■ **Goal**: Take the lines from the one with "Output the LaTeX" through the one with "(heat) at (7.2,-17.86)", both ends kept, and reproduce them exactly without the pictures.

■ **Data to process**:

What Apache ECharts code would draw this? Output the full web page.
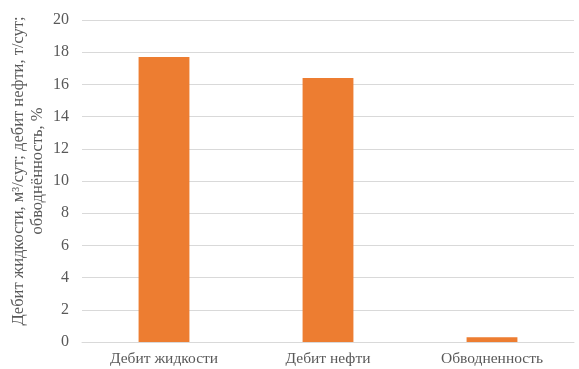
<!DOCTYPE html>
<html>
<head>
<meta charset="utf-8">
<script src="https://cdn.jsdelivr.net/npm/echarts@6/dist/echarts.min.js"></script>
<style>
  html, body { margin: 0; padding: 0; background: #fff; }
  #chart { width: 579px; height: 369px; }
</style>
</head>
<body>
<div id="chart"></div>
<script>
// Indicators of the well
const categories = ['Дебит жидкости', 'Дебит нефти', 'Обводненность'];
const values = [17.7, 16.4, 0.3];
const yTicks = { min: 0, max: 20, interval: 2 };
const yTitle = 'Дебит жидкости, м³/сут; дебит нефти, т/сут;\nобводнённость, %';

const chart = echarts.init(document.getElementById('chart'));
const textColor = '#595959';
const font = 'Liberation Serif';

chart.setOption({
  animation: false,
  grid: { left: 82, right: 5, top: 20, bottom: 27, containLabel: false, outerBoundsMode: 'none' },
  graphic: [{
    type: 'text',
    x: 28.5,
    y: 171,
    rotation: Math.PI / 2,
    style: {
      text: yTitle,
      fill: textColor,
      font: '16.5px "Liberation Serif"',
      lineHeight: 19,
      align: 'center',
      verticalAlign: 'middle'
    }
  }],
  xAxis: {
    type: 'category',
    data: categories,
    axisTick: { show: false },
    axisLine: { lineStyle: { color: '#D9D9D9' } },
    axisLabel: { color: textColor, fontFamily: font, fontSize: 15.5, margin: 9 }
  },
  yAxis: {
    type: 'value',
    min: yTicks.min,
    max: yTicks.max,
    interval: yTicks.interval,
    axisLine: { show: false },
    axisTick: { show: false },
    splitLine: { lineStyle: { color: '#D9D9D9' } },
    axisLabel: { color: textColor, fontFamily: font, fontSize: 16, margin: 13 }
  },
  series: [{
    type: 'bar',
    data: values,
    barWidth: '31%',
    itemStyle: { color: '#ED7D31' }
  }]
});
</script>
</body>
</html>
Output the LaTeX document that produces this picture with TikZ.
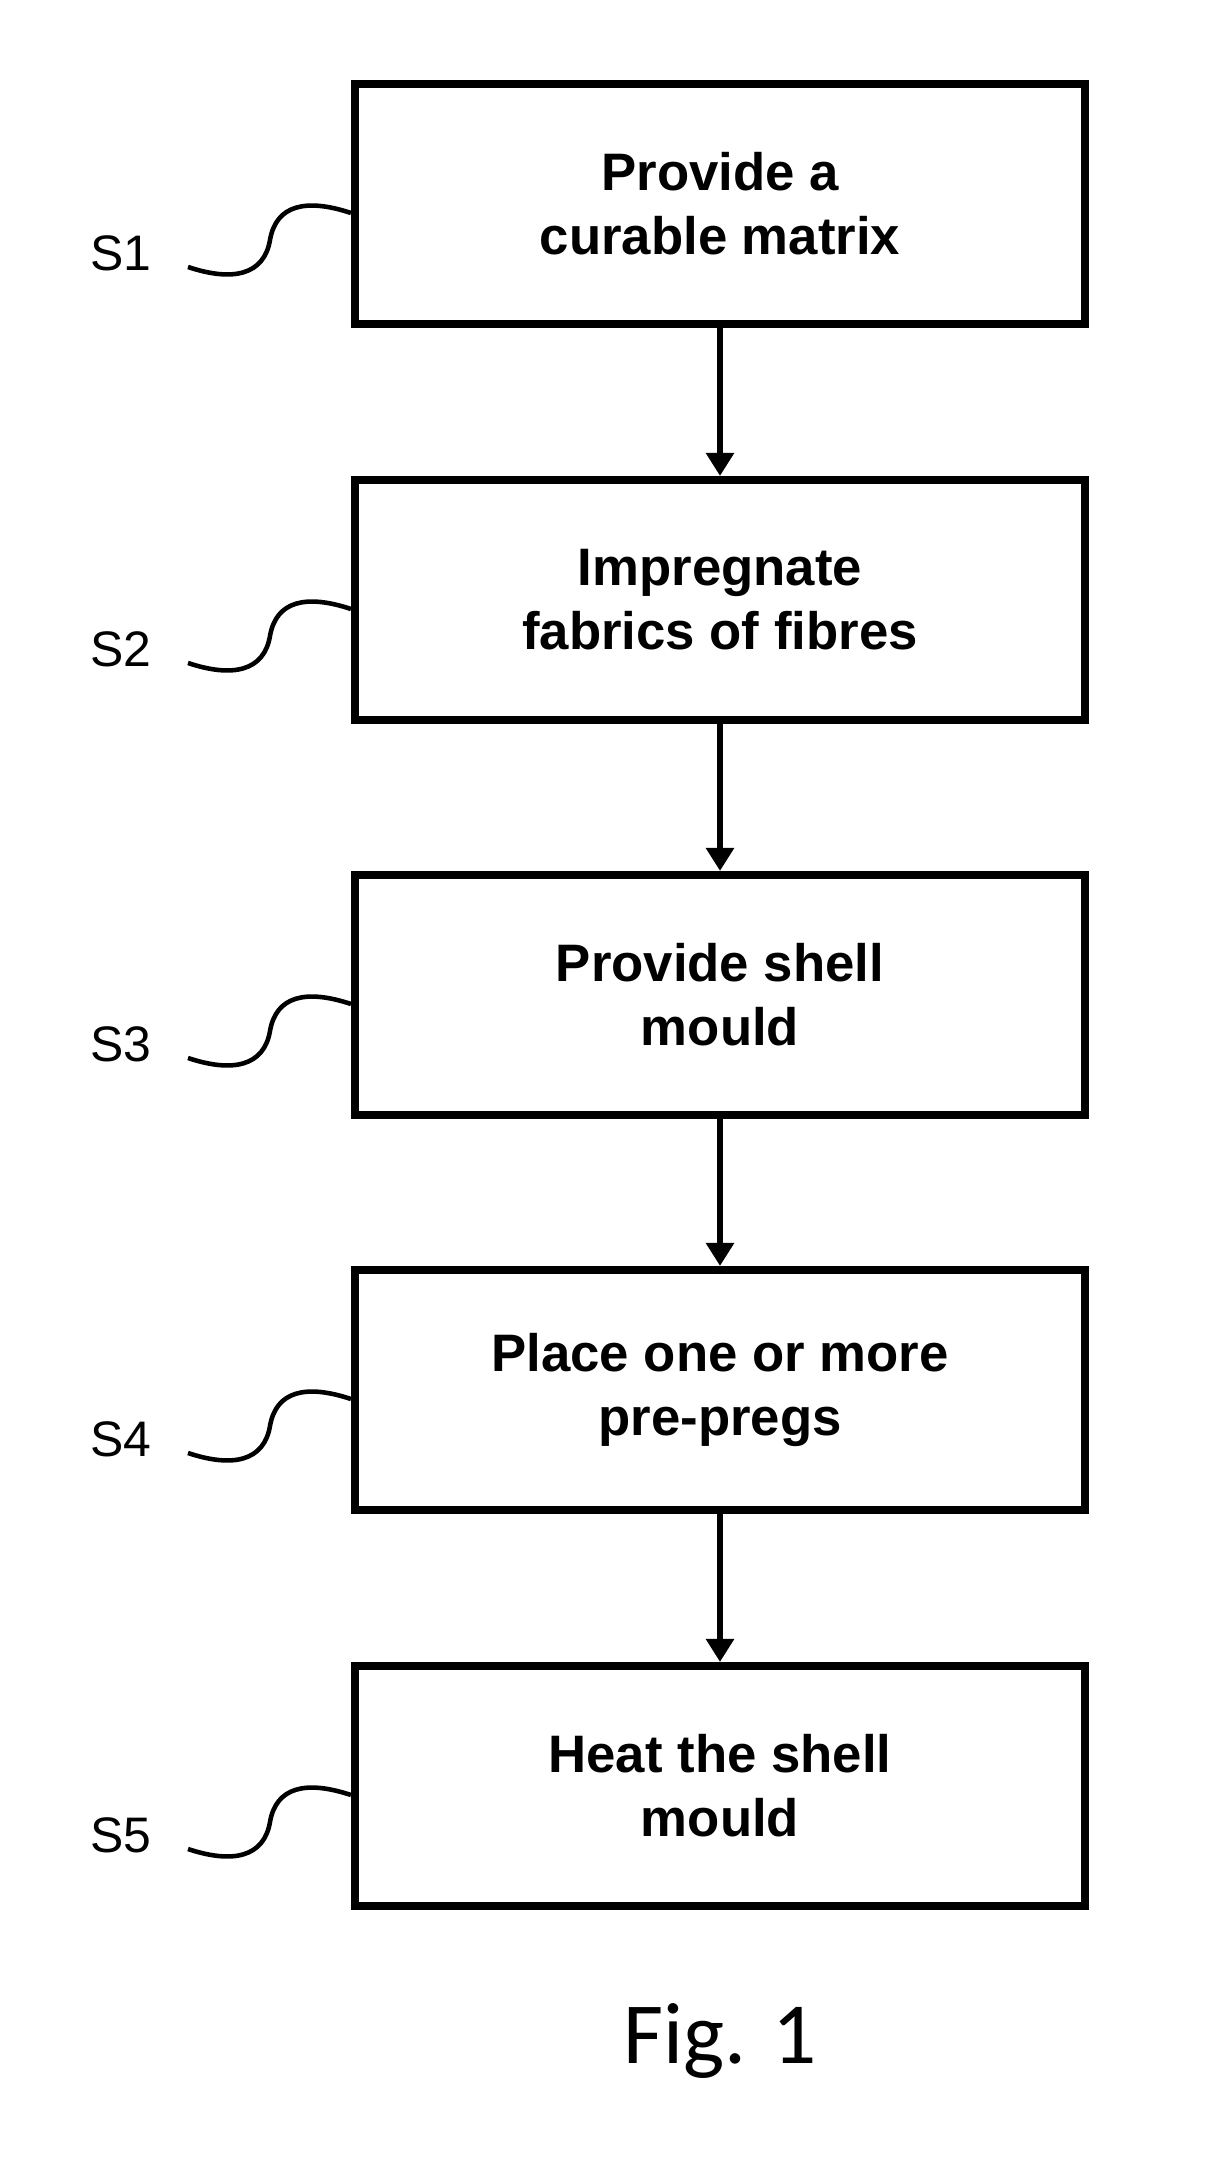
\documentclass[tikz,border=0pt]{standalone}
\usepackage{fontspec}
\setmainfont{Liberation Sans}
\newfontfamily\figfont{Carlito}
\usetikzlibrary{arrows.meta,positioning}

\begin{document}
\begin{tikzpicture}[
            box/.style={rectangle, draw, line width=2.3pt, minimum width=7.3cm, minimum height=2.4cm, text centered, align=center, font=\fontsize{15}{18.2}\selectfont\bfseries},
            arrow/.style={-{Triangle[length=0.23cm,width=0.27cm]}, line width=1.7pt},
            steplabel/.style={font=\fontsize{14.2}{17}\selectfont, inner sep=0pt},
            wave/.style={line width=1.3pt}
        ]
            \useasboundingbox (0,0) rectangle (12.13,-21.74);

            \node[box] (impreg) at (7.2,-6.00) {Impregnate\\fabrics of fibres};
            \node[box] (matrix) at (7.2,-2.04) {Provide a\\curable matrix};
            \node[box] (mould) at (7.2,-9.95) {Provide shell\\mould};
            \node[box] (prepreg) at (7.2,-13.90) {Place one or more\\pre-pregs};
            \node[box] (heat) at (7.2,-17.86) {Heat the shell\\mould};

            \draw[arrow] (matrix) -- (impreg);
            \draw[arrow] (impreg) -- (mould);
            \draw[arrow] (mould) -- (prepreg);
            \draw[arrow] (prepreg) -- (heat);

            % step numbers with their leader curves
            \node[steplabel] (s1) at (1.21,-2.53) {S1};
            \node[steplabel] (s2) at (1.21,-6.49) {S2};
            \node[steplabel] (s3) at (1.21,-10.44) {S3};
            \node[steplabel] (s4) at (1.21,-14.39) {S4};
            \node[steplabel] (s5) at (1.21,-18.35) {S5};
            \coordinate (w1) at (1.88,-2.67);
            \coordinate (w2) at (1.88,-6.63);
            \coordinate (w3) at (1.88,-10.58);
            \coordinate (w4) at (1.88,-14.53);
            \coordinate (w5) at (1.88,-18.49);

            \draw[wave] (w1) .. controls +(0.45,-0.15) and +(-0.06,-0.35) .. ++(0.82,0.27) .. controls +(0.06,0.35) and +(-0.45,0.15) .. ([yshift=-0.09cm]matrix.west);
            \draw[wave] (w2) .. controls +(0.45,-0.15) and +(-0.06,-0.35) .. ++(0.82,0.27) .. controls +(0.06,0.35) and +(-0.45,0.15) .. ([yshift=-0.09cm]impreg.west);
            \draw[wave] (w3) .. controls +(0.45,-0.15) and +(-0.06,-0.35) .. ++(0.82,0.27) .. controls +(0.06,0.35) and +(-0.45,0.15) .. ([yshift=-0.09cm]mould.west);
            \draw[wave] (w4) .. controls +(0.45,-0.15) and +(-0.06,-0.35) .. ++(0.82,0.27) .. controls +(0.06,0.35) and +(-0.45,0.15) .. ([yshift=-0.09cm]prepreg.west);
            \draw[wave] (w5) .. controls +(0.45,-0.15) and +(-0.06,-0.35) .. ++(0.82,0.27) .. controls +(0.06,0.35) and +(-0.45,0.15) .. ([yshift=-0.09cm]heat.west);

            \node[font=\figfont\fontsize{24.8}{28}\selectfont, anchor=base, inner sep=0pt] (caption) at (7.2,-20.63) {Fig. 1};
        \end{tikzpicture}
\end{document}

■ **Right answer**:
Output the LaTeX document that produces this picture with TikZ.
\documentclass[tikz,border=0pt]{standalone}
\usepackage{fontspec}
\setmainfont{Liberation Sans}
\newfontfamily\figfont{Carlito}
\usetikzlibrary{arrows.meta,positioning}

\begin{document}
\begin{tikzpicture}[
            box/.style={rectangle, draw, line width=2.3pt, minimum width=7.3cm, minimum height=2.4cm, text centered, align=center, font=\fontsize{15}{18.2}\selectfont\bfseries},
            arrow/.style={-{Triangle[length=0.23cm,width=0.27cm]}, line width=1.7pt},
            steplabel/.style={font=\fontsize{14.2}{17}\selectfont, inner sep=0pt},
            wave/.style={line width=1.3pt}
        ]
            \useasboundingbox (0,0) rectangle (12.13,-21.74);

            \node[box] (impreg) at (7.2,-6.00) {Impregnate\\fabrics of fibres};
            \node[box] (matrix) at (7.2,-2.04) {Provide a\\curable matrix};
            \node[box] (mould) at (7.2,-9.95) {Provide shell\\mould};
            \node[box] (prepreg) at (7.2,-13.90) {Place one or more\\pre-pregs};
            \node[box] (heat) at (7.2,-17.86) {Heat the shell\\mould};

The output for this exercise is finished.